Samrat Rana

Personal information
- Born: 8 January 2005 (age 21) Karnal, Haryana, India

Sport
- Sport: Shooting
- Event: 10 m air pistol

Medal record
Men's 10 m air pistol shooting
Representing India
World Championships
| Gold medal – first place | 2025 Cairo | Individual |
| Gold medal – first place | 2025 Cairo | Team |
| Silver medal – second place | 2025 Cairo | Mixed team |
World Cup Final
| Bronze medal – third place | 2025 Doha | Individual |
Asian Championships
| Silver medal – second place | 2026 New Delhi | Mixed team |
| Silver medal – second place | 2026 New Delhi | Team |
| Bronze medal – third place | 2026 New Delhi | Individual |
World Cup
| Silver medal – second place | 2026 Munich | Mixed team |
Junior World Championships
| Gold medal – first place | 2022 Cairo | Mixed team |
| Gold medal – first place | 2022 Cairo | Team |
World University Championships
| Gold medal – first place | 2024 New Delhi | Team |
| Silver medal – second place | 2024 New Delhi | Mixed team |

= Samrat Rana =

Indian sport shooter (born 2005)

Samrat Rana (born 8 January 2005) is an Indian sports shooter who specializes in the 10 m air pistol event. He won the 10 m air pistol gold at the 2025 World Championships, becoming only the third Indian world champion after Abhinav Bindra and Rudrankksh Patil.

== Career ==
Since 2018, Samrat has been coached by his father, Ashok Kumar Rana. In 2019, he gained attention after winning a state open championship in Faridabad at the age of 14.

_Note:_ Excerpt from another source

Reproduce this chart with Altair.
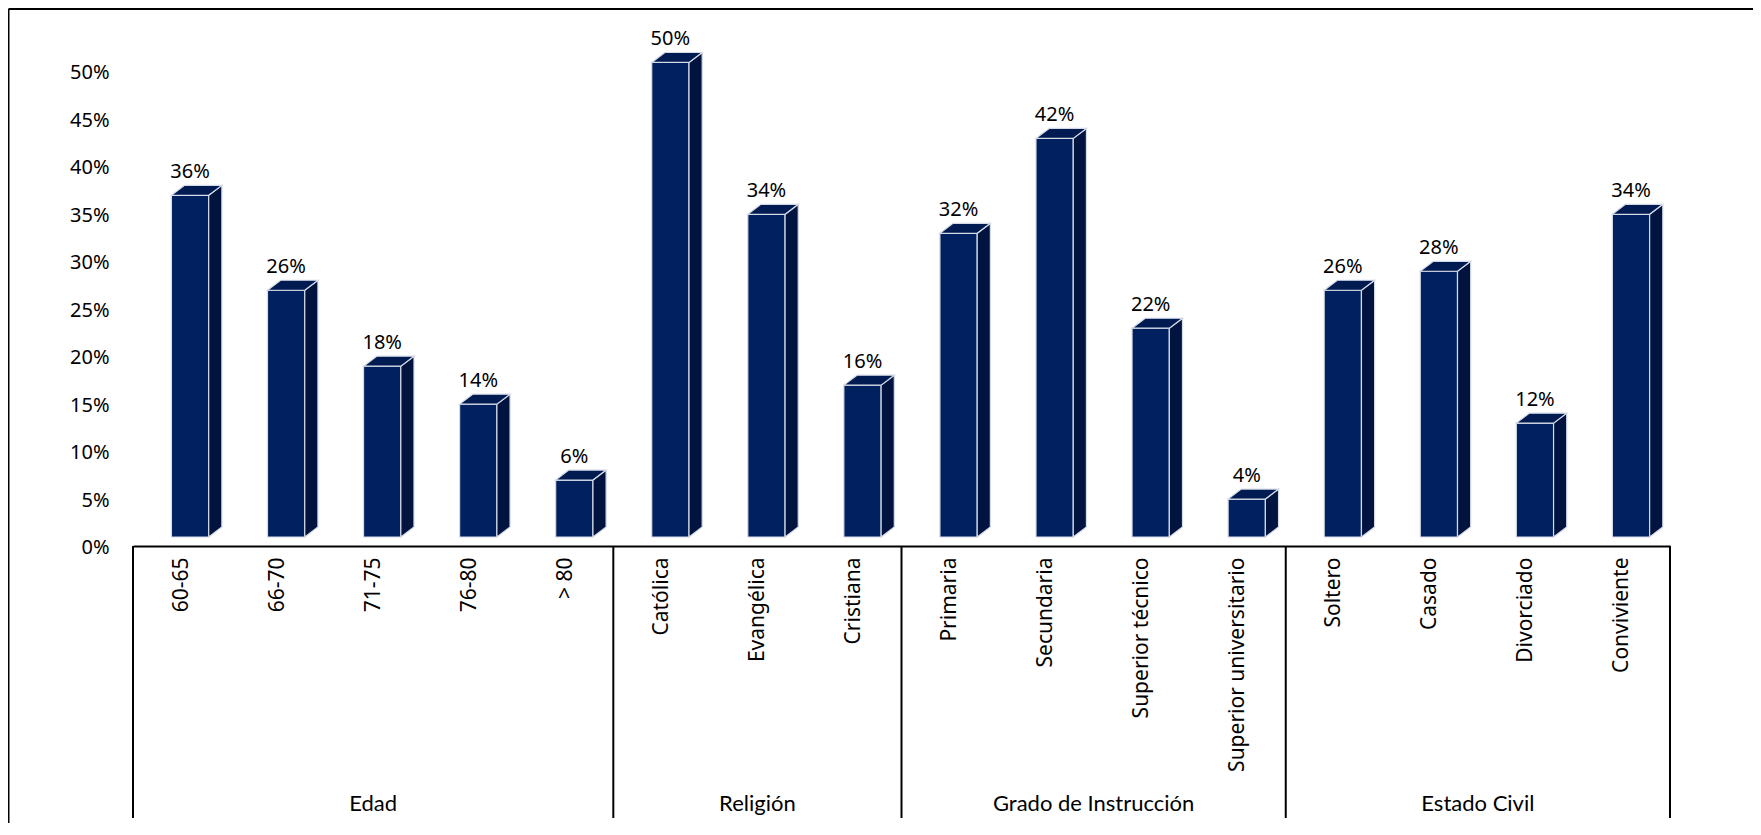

At the 2022 World Championships, he won gold medals in both the 10 m air pistol junior team and junior mixed team events.

He claimed the 10 m air pistol team gold and the mixed team silver at the 2024 World University Championships.

At the 2025 World Championships, Samrat won the gold medal in the 10 m air pistol event. He was also part of the Indian team, alongside Varun Tomar and Shravan Kumar, that secured the team gold. In addition, he won a silver medal in the mixed team event with Esha Singh.